A hag with sharp green teeth and long green hair that is said to inhabit the river Tees. She waits in the water for the approach of unwary humans, especially naughty children, and she grabs the ankles of those who unknowingly wander too close to the water's edge. Some acconts show her dragging her victim to an underwater lair, where she devours them. Others simply show her pulling her victims underwater to drown them. Obviously, swimming or wading in this river is strongly discouraged.

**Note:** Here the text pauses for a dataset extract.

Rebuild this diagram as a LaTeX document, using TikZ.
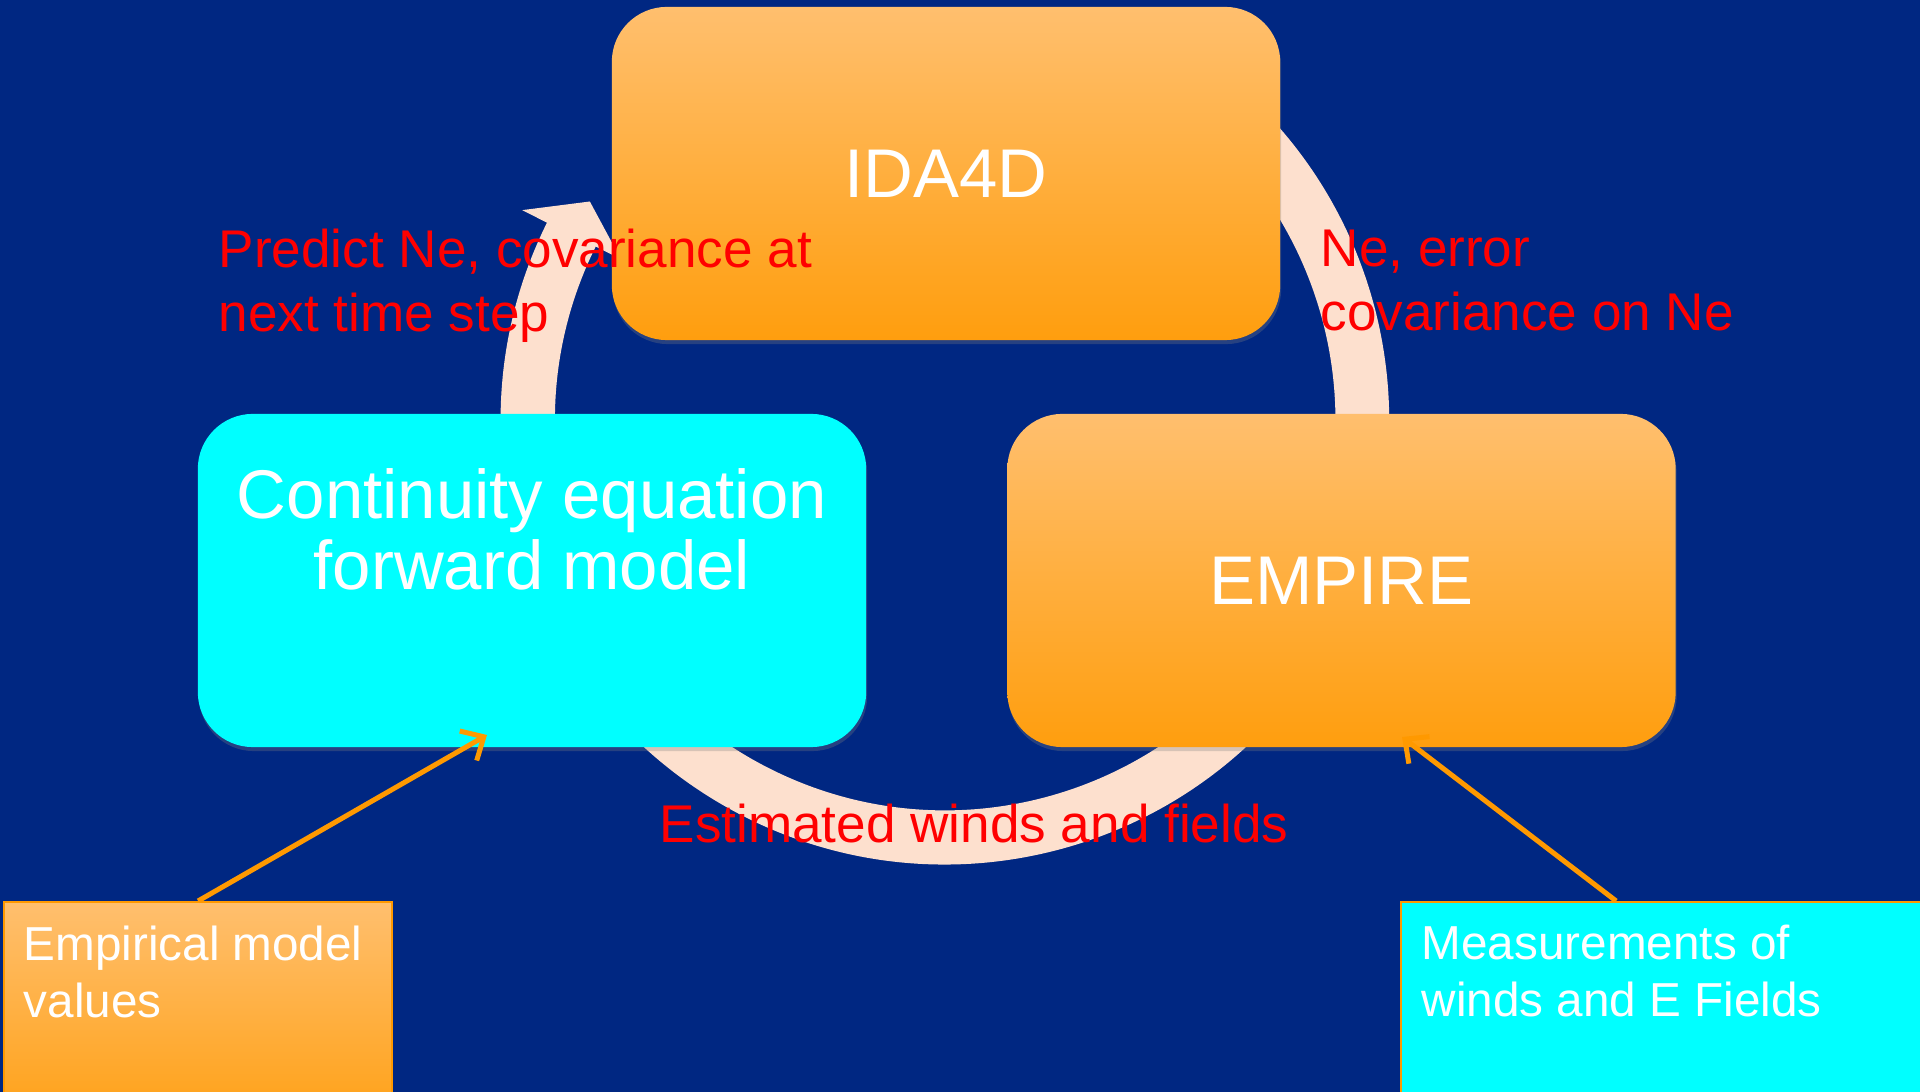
\documentclass[tikz,border=0pt]{standalone}
\usepackage{xcolor}
\usepackage{fontspec}
\setmainfont{Liberation Sans}
\usepackage{tikz}
\usetikzlibrary{shapes,arrows,arrows.meta,shadows}

\definecolor{bgblue}{RGB}{0,39,130}
\definecolor{boxtop}{RGB}{255,191,110}
\definecolor{boxbot}{RGB}{255,158,14}
\definecolor{boxcyan}{RGB}{0,255,255}
\definecolor{peach}{RGB}{253,224,206}
\definecolor{linkorange}{RGB}{255,153,0}

\begin{document}
\begin{tikzpicture}[x=0.01cm,y=-0.01cm,
  stagebox/.style={rectangle,rounded corners=0.55cm,minimum width=6.68cm,minimum height=3.33cm,
    text=white,font=\fontsize{19.6pt}{20.2pt}\selectfont,align=center,
    drop shadow={shadow xshift=0.01cm,shadow yshift=-0.04cm,opacity=0.3}},
  inputbox/.style={rectangle,anchor=north west,minimum height=2.4cm,draw=linkorange,line width=0.02cm},
  inputtext/.style={anchor=north west,inner sep=0pt,text=white,align=left,font=\fontsize{13.55pt}{16.2pt}\selectfont},
  flowtext/.style={inner sep=0pt,text=red,align=left,font=\fontsize{15.1pt}{18.2pt}\selectfont},
  pointer/.style={draw=linkorange,line width=0.05cm,-{Straight Barb[length=0.18cm,width=0.34cm]}}]

\useasboundingbox (0,0) rectangle (1920,1092);
\clip (0,0) rectangle (1920,1092);
\fill[bgblue] (0,0) rectangle (1920,1092);

% cycle arrow
\begin{scope}[shift={(945,420)},y=0.01cm]
  \fill[peach] (60:444) arc[start angle=60,end angle=-206.4,radius=4.44cm]
    -- (153.6:472) -- (148.4:417) -- (153.6:362) -- (153.6:390)
    arc[start angle=-206.4,end angle=60,radius=3.9cm] -- cycle;
\end{scope}

% models
\node [stagebox,top color=boxtop,bottom color=boxbot] (ida) at (946,173.5) {IDA4D};
\node [stagebox,fill=boxcyan] (cont) at (532,580.5) {};
\node [anchor=north,inner sep=0pt,text=white,align=center,font=\fontsize{19.6pt}{20.2pt}\selectfont] (conttext)
  at ([yshift=-0.55cm]cont.north) {Continuity equation\\forward model};
\node [stagebox,top color=boxtop,bottom color=boxbot] (empire) at (1341.5,580.5) {EMPIRE};

% inputs
\node [inputbox,minimum width=3.88cm,top color=boxtop,bottom color=boxbot] (emp) at (3,901) {};
\node [inputtext] (emptext) at ([xshift=0.2cm,yshift=-0.24cm]emp.north west) {Empirical model\\values};
\node [inputbox,minimum width=5.6cm,fill=boxcyan] (meas) at (1400,901) {};
\node [inputtext] (meastext) at ([xshift=0.21cm,yshift=-0.23cm]meas.north west) {Measurements of\\winds and E Fields};

\coordinate (contin) at (487,735);
\coordinate (empirein) at (1402,737);
\draw [pointer] (emp.north) -- (contin);
\draw [pointer] ([xshift=2.16cm]meas.north west) -- (empirein);

% flow labels
\node [flowtext,anchor=north west] (predict) at (218,228.5) {Predict Ne, covariance at\\next time step};
\node [flowtext,anchor=north west] (neerror) at (1320,229) {Ne, error\\covariance on Ne};
\node [flowtext,anchor=base west] (winds) at (659,843) {Estimated winds and fields};

\end{tikzpicture}
\end{document}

Warnings that Peg Powler may be nearby include the presence of green foam or froth on the river (known as Peg Powler's Suds) and/or the presence of green surface scum (known as Peg Powler's Cream) on slower sections of the river. The alder tree was considered as a charm that held evil faeries at bay, as in this Mother Goose ryme which shows a fear of water faeries like Peg Powler:
"Mother, may I go out to swim?"
"Yes, my darling daughter.
Hang your clothes on an alder limb
And don't go near the water."
Bean-Fionn is a general name for all types of drowning faeries. Peg Powler is also known as Jenny Greenteeth, a similar green hag who is known to haunt stagnant pools of water in Lancashire. Another green hag, Nellie Longarms, is thought to inhabit Derbyshire, Cheshire, Lancashire, Stropshire and Yorkshire. Interestingly, a German version of the Bean-Fionn, called the Weisse Frau, was said to love children and protect them. She was also said to help travelers, but she angered easily, especially if you were to abuse a child.
The tales were no doubt created to scare young children away from the precarious banks of rivers and streams. Some variations of the story even make sure to specify that the children who were attacked were explicitly disobeying their parents' wishes.